WRITTEN INSTRUCTION:
Quote exactly, and only, the lines from the one with "Reproduce this diagram with TikZ." down to the one with "(0,0) rectangle (604,519);", both included.

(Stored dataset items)
******

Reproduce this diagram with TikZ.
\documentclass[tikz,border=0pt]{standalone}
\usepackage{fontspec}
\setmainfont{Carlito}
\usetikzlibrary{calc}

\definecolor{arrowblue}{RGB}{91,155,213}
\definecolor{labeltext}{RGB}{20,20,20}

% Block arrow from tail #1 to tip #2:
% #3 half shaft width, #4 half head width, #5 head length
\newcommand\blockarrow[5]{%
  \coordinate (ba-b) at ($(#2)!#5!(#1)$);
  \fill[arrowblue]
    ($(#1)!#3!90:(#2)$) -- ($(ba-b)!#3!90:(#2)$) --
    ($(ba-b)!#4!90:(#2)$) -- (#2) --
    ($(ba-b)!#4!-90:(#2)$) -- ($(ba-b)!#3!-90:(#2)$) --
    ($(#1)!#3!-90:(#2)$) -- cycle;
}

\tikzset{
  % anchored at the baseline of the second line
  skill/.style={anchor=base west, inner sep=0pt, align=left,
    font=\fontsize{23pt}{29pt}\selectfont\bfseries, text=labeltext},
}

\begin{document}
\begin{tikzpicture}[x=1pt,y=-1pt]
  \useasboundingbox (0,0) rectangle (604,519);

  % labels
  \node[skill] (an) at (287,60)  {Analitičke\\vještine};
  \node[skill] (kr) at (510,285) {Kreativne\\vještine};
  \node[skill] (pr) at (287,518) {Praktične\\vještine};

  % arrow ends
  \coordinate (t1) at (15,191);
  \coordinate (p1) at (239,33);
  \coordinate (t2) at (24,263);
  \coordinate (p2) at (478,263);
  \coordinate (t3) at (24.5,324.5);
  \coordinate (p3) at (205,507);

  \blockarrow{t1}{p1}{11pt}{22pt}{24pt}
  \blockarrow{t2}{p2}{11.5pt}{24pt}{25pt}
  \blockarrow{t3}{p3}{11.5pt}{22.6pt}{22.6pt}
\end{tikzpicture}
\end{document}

******

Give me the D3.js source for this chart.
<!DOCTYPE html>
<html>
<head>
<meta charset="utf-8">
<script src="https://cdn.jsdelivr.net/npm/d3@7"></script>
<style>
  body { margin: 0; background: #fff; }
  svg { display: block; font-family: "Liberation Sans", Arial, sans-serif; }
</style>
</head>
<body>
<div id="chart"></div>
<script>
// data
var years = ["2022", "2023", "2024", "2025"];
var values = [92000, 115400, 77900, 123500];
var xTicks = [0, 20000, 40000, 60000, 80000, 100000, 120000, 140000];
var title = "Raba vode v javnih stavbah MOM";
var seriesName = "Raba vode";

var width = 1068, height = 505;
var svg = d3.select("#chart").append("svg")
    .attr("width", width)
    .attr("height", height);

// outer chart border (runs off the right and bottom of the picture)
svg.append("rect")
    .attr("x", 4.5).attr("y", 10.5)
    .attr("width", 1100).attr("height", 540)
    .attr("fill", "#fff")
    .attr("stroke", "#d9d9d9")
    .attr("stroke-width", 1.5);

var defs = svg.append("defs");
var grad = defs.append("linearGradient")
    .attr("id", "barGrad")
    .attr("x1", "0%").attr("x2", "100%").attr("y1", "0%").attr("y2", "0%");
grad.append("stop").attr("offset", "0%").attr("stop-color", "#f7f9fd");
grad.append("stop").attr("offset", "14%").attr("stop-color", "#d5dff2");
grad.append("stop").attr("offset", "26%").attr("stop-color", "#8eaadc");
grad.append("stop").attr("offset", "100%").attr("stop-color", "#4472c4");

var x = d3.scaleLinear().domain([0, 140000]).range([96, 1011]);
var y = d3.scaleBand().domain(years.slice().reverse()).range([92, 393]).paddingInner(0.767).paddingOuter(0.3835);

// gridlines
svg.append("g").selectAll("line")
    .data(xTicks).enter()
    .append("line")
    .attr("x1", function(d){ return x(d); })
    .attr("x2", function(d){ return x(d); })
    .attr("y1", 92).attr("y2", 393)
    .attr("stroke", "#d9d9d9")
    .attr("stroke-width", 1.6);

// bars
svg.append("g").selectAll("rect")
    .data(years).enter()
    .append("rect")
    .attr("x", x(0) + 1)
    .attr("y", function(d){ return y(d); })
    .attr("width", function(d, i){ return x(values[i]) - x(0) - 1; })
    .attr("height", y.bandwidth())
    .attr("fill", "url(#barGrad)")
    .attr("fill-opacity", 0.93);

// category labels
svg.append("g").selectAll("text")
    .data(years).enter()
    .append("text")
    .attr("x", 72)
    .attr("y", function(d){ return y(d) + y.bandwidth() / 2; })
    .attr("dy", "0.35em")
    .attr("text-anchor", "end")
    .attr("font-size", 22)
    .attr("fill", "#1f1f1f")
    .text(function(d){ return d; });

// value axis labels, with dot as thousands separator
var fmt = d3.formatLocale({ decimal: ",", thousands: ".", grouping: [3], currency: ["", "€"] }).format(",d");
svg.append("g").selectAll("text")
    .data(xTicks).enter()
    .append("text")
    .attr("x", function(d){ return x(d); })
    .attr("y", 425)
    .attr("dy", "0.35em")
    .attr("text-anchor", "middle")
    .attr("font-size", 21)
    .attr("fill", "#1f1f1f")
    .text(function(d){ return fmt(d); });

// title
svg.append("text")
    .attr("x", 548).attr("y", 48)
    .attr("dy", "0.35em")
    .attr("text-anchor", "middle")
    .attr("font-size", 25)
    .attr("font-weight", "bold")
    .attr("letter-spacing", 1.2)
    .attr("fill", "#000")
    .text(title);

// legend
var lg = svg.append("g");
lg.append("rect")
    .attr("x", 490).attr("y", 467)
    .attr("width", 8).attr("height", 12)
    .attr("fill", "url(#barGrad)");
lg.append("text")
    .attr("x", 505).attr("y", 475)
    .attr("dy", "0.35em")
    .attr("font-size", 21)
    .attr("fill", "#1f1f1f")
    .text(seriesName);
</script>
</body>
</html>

******

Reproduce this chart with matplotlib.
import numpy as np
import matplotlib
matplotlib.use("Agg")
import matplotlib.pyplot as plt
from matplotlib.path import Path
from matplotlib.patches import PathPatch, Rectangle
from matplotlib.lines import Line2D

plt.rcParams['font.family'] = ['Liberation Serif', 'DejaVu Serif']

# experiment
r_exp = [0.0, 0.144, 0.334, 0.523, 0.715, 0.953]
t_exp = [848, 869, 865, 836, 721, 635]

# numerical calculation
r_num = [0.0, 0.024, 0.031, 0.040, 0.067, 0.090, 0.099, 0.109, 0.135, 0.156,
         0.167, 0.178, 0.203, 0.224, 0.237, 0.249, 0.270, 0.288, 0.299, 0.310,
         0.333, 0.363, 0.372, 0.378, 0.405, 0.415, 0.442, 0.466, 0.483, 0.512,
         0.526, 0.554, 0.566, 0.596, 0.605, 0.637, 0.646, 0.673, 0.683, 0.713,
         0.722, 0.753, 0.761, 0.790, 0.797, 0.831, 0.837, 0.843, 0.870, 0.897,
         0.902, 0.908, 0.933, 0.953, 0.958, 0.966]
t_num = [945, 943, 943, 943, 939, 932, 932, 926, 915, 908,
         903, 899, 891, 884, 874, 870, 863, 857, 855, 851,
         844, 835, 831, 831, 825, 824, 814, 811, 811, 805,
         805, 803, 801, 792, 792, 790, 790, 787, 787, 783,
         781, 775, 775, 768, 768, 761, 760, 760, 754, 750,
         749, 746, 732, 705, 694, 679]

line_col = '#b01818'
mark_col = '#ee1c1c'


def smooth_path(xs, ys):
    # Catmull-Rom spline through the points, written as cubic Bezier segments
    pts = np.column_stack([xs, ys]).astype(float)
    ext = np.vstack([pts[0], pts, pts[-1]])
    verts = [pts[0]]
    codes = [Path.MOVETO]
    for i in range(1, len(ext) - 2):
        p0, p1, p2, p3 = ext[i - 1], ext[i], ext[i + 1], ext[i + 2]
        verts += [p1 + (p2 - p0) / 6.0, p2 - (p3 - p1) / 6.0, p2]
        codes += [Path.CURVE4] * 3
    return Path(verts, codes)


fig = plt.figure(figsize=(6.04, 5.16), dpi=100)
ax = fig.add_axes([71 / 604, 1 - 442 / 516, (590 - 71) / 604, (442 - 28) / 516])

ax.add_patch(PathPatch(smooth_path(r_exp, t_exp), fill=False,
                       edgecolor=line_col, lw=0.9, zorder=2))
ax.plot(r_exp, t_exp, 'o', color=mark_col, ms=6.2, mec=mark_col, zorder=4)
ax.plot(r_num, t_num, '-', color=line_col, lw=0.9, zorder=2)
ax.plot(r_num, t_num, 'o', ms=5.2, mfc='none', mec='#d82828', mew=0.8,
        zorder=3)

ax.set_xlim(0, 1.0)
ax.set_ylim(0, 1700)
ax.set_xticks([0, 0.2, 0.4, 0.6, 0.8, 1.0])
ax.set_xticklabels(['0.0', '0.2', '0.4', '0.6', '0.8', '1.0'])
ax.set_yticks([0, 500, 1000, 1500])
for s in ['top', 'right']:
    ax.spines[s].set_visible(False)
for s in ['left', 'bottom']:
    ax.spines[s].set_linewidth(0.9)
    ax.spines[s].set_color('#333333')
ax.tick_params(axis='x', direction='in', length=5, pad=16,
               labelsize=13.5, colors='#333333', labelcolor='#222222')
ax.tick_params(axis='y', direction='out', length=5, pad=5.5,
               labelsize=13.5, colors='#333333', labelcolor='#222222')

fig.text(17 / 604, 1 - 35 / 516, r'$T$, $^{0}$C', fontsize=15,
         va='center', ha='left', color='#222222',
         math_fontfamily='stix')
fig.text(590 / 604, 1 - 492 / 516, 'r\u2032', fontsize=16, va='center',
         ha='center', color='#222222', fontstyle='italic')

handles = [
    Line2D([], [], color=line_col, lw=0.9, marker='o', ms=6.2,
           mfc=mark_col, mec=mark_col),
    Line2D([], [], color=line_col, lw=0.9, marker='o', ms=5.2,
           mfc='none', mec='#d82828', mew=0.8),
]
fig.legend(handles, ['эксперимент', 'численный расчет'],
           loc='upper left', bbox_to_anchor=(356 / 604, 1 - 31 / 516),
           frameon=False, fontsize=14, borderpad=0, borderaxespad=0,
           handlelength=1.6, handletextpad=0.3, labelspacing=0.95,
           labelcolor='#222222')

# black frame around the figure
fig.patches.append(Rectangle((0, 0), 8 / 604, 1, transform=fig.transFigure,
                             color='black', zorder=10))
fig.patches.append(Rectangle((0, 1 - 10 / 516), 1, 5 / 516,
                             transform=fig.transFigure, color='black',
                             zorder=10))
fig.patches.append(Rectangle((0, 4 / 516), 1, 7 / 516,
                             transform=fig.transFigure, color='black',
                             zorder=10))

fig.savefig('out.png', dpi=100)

******

RESULT FOR THIS EXERCISE:
Reproduce this diagram with TikZ.
\documentclass[tikz,border=0pt]{standalone}
\usepackage{fontspec}
\setmainfont{Carlito}
\usetikzlibrary{calc}

\definecolor{arrowblue}{RGB}{91,155,213}
\definecolor{labeltext}{RGB}{20,20,20}

% Block arrow from tail #1 to tip #2:
% #3 half shaft width, #4 half head width, #5 head length
\newcommand\blockarrow[5]{%
  \coordinate (ba-b) at ($(#2)!#5!(#1)$);
  \fill[arrowblue]
    ($(#1)!#3!90:(#2)$) -- ($(ba-b)!#3!90:(#2)$) --
    ($(ba-b)!#4!90:(#2)$) -- (#2) --
    ($(ba-b)!#4!-90:(#2)$) -- ($(ba-b)!#3!-90:(#2)$) --
    ($(#1)!#3!-90:(#2)$) -- cycle;
}

\tikzset{
  % anchored at the baseline of the second line
  skill/.style={anchor=base west, inner sep=0pt, align=left,
    font=\fontsize{23pt}{29pt}\selectfont\bfseries, text=labeltext},
}

\begin{document}
\begin{tikzpicture}[x=1pt,y=-1pt]
  \useasboundingbox (0,0) rectangle (604,519);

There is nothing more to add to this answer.